The following day, on Monday, Will and I set out to tackle three peaks nestled together like conjoined siblings in the long march of mountains that embrace the west side of Lake Biwako, just to the north and west of Kyoto. We left Ibaraki for the little coastal town of Wani at 8 am and were climbing two hours later through a forest of Japanese cedar dappled with morning sunlight.

After a close encounter with a mamushi I nearly stepped on as it was sunning itself on the trail, (yes, quite poisonous), we reached the summit of Gongen-san, a gnat’s hair shy of 1,000 meters, by 11:30 am. Surrounded by a rolling sea of of waist-high shrub bamboo, we took in the view of the western range under crystalline skies.

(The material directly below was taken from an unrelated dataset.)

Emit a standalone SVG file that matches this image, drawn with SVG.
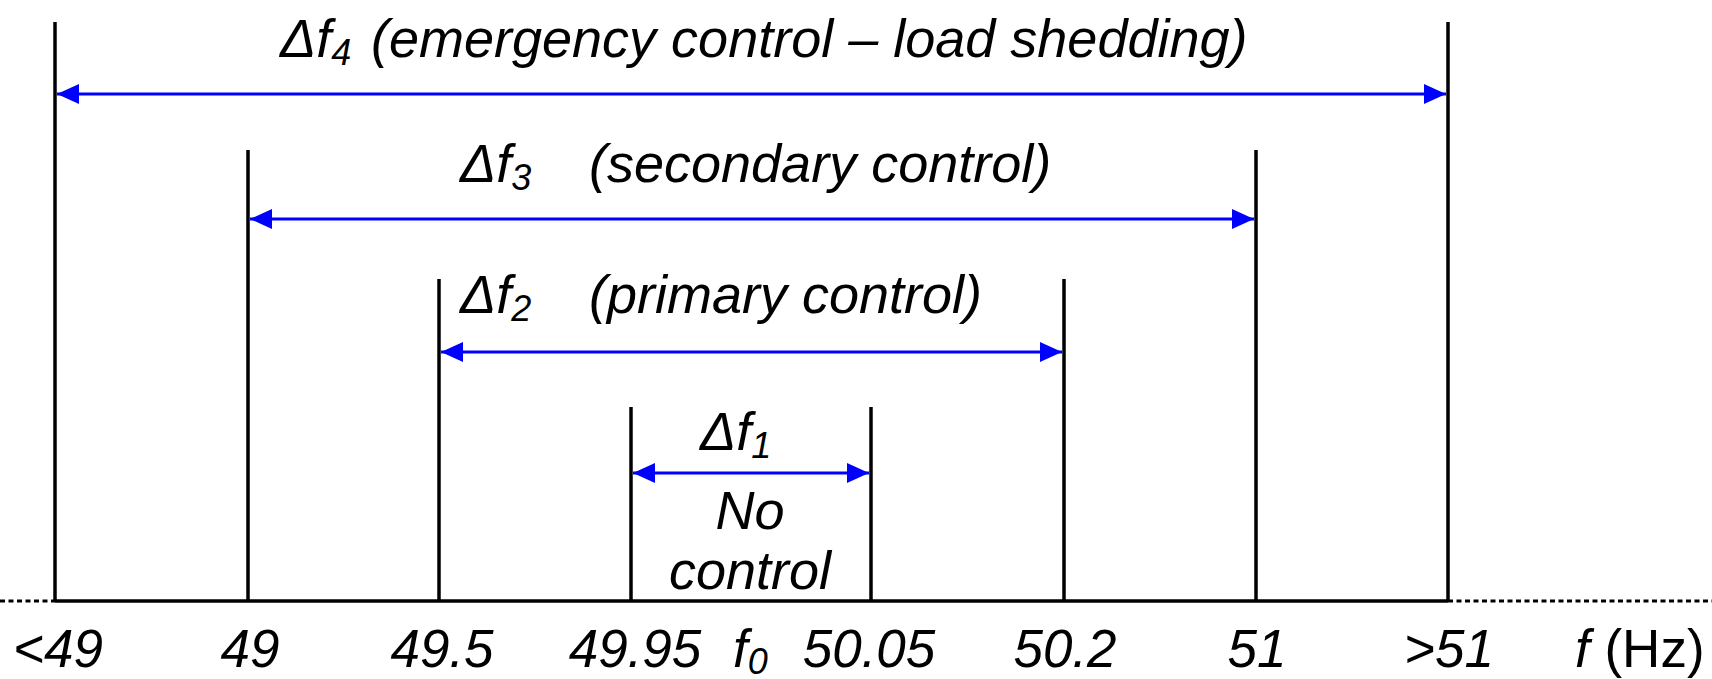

Far below us, the tiny town of Wani lay curled between the mountains’ feet and Lake Biwaka, whose far shore we could just make out, a line of lumpen ghosts in the afternoon haze. After a leisurely lunch of inari sushi and chocolate, followed by a nap in the grass, we set out across the ridgeline toward Hourai-san, one of Japan’s 300 most famous mountains. (Sometimes it seems they’ll let any old hill into the club these days.) As we were traveling mostly across instead of up, the hike became more of a meander than a climb, which was just fine. When we finally arrived at 4 pm, the view wasn’t bad.

We took a gondola back down to the bottom – Hourai-san’s a popular skiing destination in the winter – where we followed the twisting road down to the lakeshore.

All in all, an excellent weekend of training for next week’s adventure: a full week in the Japan Alps for a summit of five of Will’s remaining 24 mountains, including Senjo-dake, Ontake-san, and Haku-san, the third highest (and third holiest) mountain in Japan after Fuji-san. At 2,700 meters (almost three times higher than Monday’s adventures), I’m told the snow’s still two meters deep. “But it’s the end of the season,” Will tells me, “It’s all packed snow. We’ll be able to walk right across the top.” Do I believe him? I’m still trying to decide. (I was the one who spotted the snake, after all.) I’m investing in a pair of crampons, just to be on the safe side.

Yes, being outside all weekend meant I missed CNN’s frenetic buildup to the Pennsylvania primary. For some reason, I feel like I got the better end of the bargain.